====== Data lines ======
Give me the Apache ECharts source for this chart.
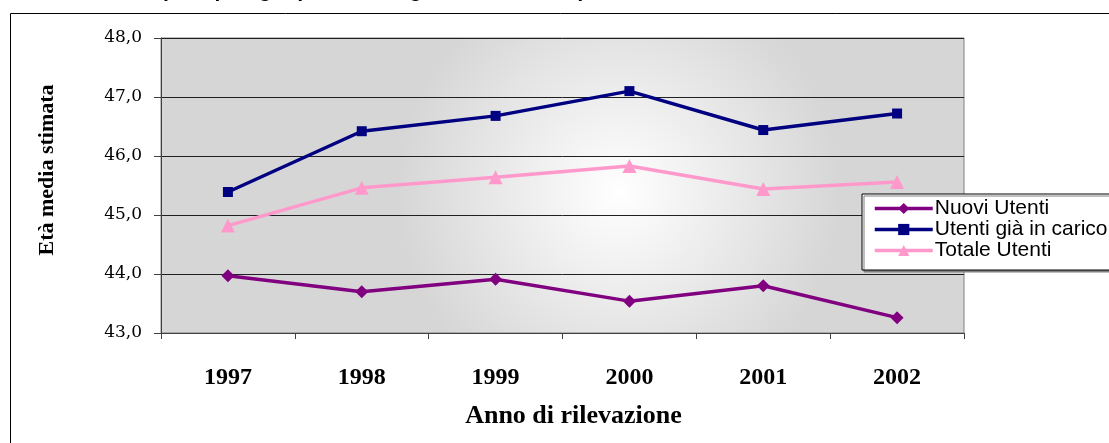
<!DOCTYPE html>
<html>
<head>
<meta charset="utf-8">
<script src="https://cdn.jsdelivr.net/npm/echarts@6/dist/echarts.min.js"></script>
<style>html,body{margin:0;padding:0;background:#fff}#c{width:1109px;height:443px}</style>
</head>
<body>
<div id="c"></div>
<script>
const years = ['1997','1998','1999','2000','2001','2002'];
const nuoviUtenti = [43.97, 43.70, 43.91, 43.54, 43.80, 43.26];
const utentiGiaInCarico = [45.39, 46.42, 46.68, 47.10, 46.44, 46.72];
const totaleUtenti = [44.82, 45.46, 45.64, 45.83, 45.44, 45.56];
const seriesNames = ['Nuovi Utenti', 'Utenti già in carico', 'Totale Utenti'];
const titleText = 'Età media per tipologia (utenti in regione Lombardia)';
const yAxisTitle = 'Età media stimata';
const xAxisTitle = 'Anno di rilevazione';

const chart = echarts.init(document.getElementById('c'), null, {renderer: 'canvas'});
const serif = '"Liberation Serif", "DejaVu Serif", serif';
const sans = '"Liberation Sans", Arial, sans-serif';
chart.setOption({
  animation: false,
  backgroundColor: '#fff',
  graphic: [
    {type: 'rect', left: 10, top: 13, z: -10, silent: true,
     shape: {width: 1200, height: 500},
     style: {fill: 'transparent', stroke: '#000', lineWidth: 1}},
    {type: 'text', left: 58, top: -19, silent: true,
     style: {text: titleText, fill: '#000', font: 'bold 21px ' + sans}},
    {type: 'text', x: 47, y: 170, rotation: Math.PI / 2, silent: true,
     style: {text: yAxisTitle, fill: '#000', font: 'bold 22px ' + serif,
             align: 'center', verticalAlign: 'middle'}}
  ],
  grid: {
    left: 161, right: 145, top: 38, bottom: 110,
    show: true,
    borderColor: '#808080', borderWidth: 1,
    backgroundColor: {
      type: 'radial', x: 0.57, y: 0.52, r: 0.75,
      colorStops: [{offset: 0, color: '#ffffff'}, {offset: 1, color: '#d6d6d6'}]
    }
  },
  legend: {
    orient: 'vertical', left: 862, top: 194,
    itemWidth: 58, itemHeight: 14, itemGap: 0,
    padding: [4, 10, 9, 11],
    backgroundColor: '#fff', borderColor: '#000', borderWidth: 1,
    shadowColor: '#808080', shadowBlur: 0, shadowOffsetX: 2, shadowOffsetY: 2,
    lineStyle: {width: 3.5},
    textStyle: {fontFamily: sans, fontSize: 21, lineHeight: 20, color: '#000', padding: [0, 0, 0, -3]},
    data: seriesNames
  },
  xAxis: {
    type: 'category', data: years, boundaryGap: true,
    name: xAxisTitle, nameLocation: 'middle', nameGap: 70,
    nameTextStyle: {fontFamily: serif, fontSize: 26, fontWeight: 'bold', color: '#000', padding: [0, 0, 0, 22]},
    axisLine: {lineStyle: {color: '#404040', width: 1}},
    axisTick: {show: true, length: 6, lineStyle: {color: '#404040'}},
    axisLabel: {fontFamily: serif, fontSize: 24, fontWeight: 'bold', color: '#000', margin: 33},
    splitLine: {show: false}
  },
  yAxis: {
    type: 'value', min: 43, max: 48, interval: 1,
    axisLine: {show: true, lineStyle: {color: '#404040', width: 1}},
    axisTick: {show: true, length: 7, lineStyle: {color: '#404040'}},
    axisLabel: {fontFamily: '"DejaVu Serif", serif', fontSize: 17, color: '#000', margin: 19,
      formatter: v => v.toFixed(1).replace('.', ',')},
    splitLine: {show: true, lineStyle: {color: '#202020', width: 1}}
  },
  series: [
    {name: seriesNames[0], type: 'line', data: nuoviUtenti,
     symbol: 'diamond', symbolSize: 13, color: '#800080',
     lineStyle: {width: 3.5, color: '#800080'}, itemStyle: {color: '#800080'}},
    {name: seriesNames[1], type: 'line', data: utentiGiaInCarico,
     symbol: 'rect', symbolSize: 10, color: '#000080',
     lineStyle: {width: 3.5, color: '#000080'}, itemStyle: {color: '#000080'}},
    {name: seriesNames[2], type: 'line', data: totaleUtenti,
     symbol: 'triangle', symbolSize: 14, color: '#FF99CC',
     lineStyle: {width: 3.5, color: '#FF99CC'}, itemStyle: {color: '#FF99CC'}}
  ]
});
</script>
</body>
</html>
======
Could the lines from the top of the material through the line with "const xAxisTitle = 'Anno di rilevazione';" be repeated exactly, pictures left out?

_Result of this exercise_.
Give me the Apache ECharts source for this chart.
<!DOCTYPE html>
<html>
<head>
<meta charset="utf-8">
<script src="https://cdn.jsdelivr.net/npm/echarts@6/dist/echarts.min.js"></script>
<style>html,body{margin:0;padding:0;background:#fff}#c{width:1109px;height:443px}</style>
</head>
<body>
<div id="c"></div>
<script>
const years = ['1997','1998','1999','2000','2001','2002'];
const nuoviUtenti = [43.97, 43.70, 43.91, 43.54, 43.80, 43.26];
const utentiGiaInCarico = [45.39, 46.42, 46.68, 47.10, 46.44, 46.72];
const totaleUtenti = [44.82, 45.46, 45.64, 45.83, 45.44, 45.56];
const seriesNames = ['Nuovi Utenti', 'Utenti già in carico', 'Totale Utenti'];
const titleText = 'Età media per tipologia (utenti in regione Lombardia)';
const yAxisTitle = 'Età media stimata';
const xAxisTitle = 'Anno di rilevazione';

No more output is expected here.